Giannis Milios ist Professor für Ökonomie in Athen, Mitglied des ZK von SYRIZA und einer der Verfasser von deren Wirtschaftsprogramm. Er war bis vor kurzem ökonomischer Berater der Regierung. Der vorliegende Text wurde im März 2015 in Avgi, der Parteizeitung von SYRIZA, veröffentlicht (www.avgi.gr). Mit freundlicher Genehmigung entnommen aus: express, Nr.5, 2015 (www.express-afp.info).
*Die Überschrift bezieht sich auf eine Schlacht im griechischen Unabhängigkeitskrieg im April 1821 in Alamana: An einer Brücke nahe den Thermopylen leisteten die hoffnungslos unterlegenen griechischen Aufständischen den osmanischen Truppen lange Widerstand, bevor sie im Kampf starben. Die Schlacht gilt als Symbol für griechischen Widerstand und Märtyrertum. Beim Ort Gorgopotamos, nur wenige Kilometer von den Thermopylen entfernt, sprengten im November 1942 griechische Partisanen eine wichtige Brücke, die deutschen Besatzer erschossen daraufhin dort 16 Zivilisten.
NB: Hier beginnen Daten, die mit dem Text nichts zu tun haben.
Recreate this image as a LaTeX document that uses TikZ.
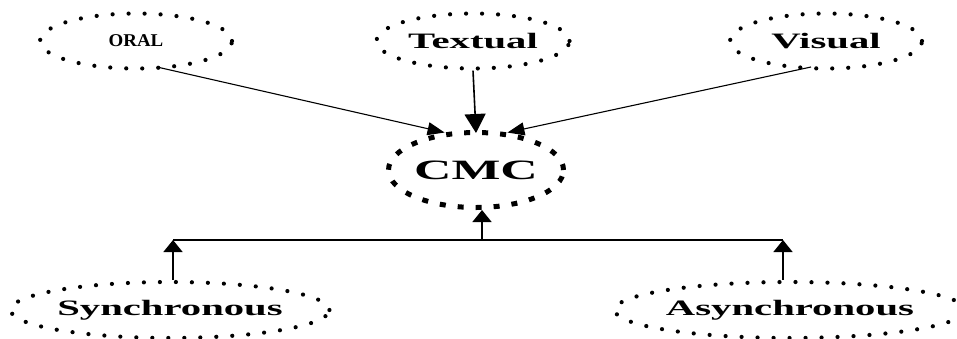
\documentclass[tikz,border=0pt]{standalone}
\usepackage{fontspec}
\setmainfont{Liberation Serif}
\usetikzlibrary{shapes.geometric,arrows.meta}
% wide bold lettering
\newcommand{\widetext}[2]{{\bfseries\fontsize{#1}{#1}\selectfont\scalebox{1.85}[1]{#2}}}
\begin{document}
\begin{tikzpicture}[x=1pt,y=-1pt,
  dotted oval/.style={ellipse,draw,line width=4.2pt,line cap=round,
    dash pattern=on 0pt off 16pt,inner sep=0pt},
  dashed oval/.style={ellipse,draw,line width=5pt,
    dash pattern=on 6pt off 12pt,inner sep=0pt},
  link/.style={line width=1.1pt,-{Triangle[length=17pt,width=13pt]}},
  downlink/.style={line width=1.6pt,-{Triangle[length=19pt,width=21pt]}},
  uplink/.style={line width=1.6pt,-{Triangle[length=12pt,width=19pt]}},
  bus/.style={line width=1.2pt}]
\useasboundingbox (0,0) rectangle (957,338);
\node[dotted oval,minimum width=192pt,minimum height=55pt] (oral) at (136,41)
  {\bfseries\fontsize{18}{18}\selectfont\scalebox{1.05}[1]{ORAL}};
\node[dotted oval,minimum width=193pt,minimum height=55pt] (textual) at (473,41) {\widetext{22}{Textual}};
\node[dotted oval,minimum width=192pt,minimum height=55pt] (visual) at (826,41) {\widetext{22}{Visual}};
\node[dashed oval,minimum width=175pt,minimum height=75pt] (cmc) at (476,170) {\widetext{28}{CMC}};
\node[dotted oval,minimum width=316pt,minimum height=56pt] (sync) at (170,310) {\widetext{22}{Synchronous}};
\node[dotted oval,minimum width=334pt,minimum height=56pt] (async) at (790,310) {\widetext{22}{Asynchronous}};
% junction points on the horizontal bus
\coordinate (busl) at (173,240);
\coordinate (busr) at (783,240);
\coordinate (busm) at (482,240);
\draw[link] (157,67) -- (cmc.130);
\draw[downlink] (textual.south) -- ([yshift=-3pt]cmc.north);
\draw[link] (811,67) -- (cmc.50);
\draw[bus] (busl) -- (busr);
\draw[uplink] (sync.north -| busl) -- (busl);
\draw[uplink] (async.north -| busr) -- (busr);
\draw[uplink] (busm) -- (cmc.south -| busm);
\end{tikzpicture}
\end{document}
Die beiden Ereignisse werden in dem berühmten Lied des griechischen antifaschistischen Widerstands «St’armata» («Zu den Waffen») in Zusammenhang gebracht: «Gorgopotamos schickt Alamana seinen stolzen Gruß.»
**Im Jahr 480 v.u.Z. unterlagen die Griechen bei den Thermopylen gegen die Perser. Später im selben Jahr besiegte die griechische Flotte in der Seeschlacht von Salamis die persische.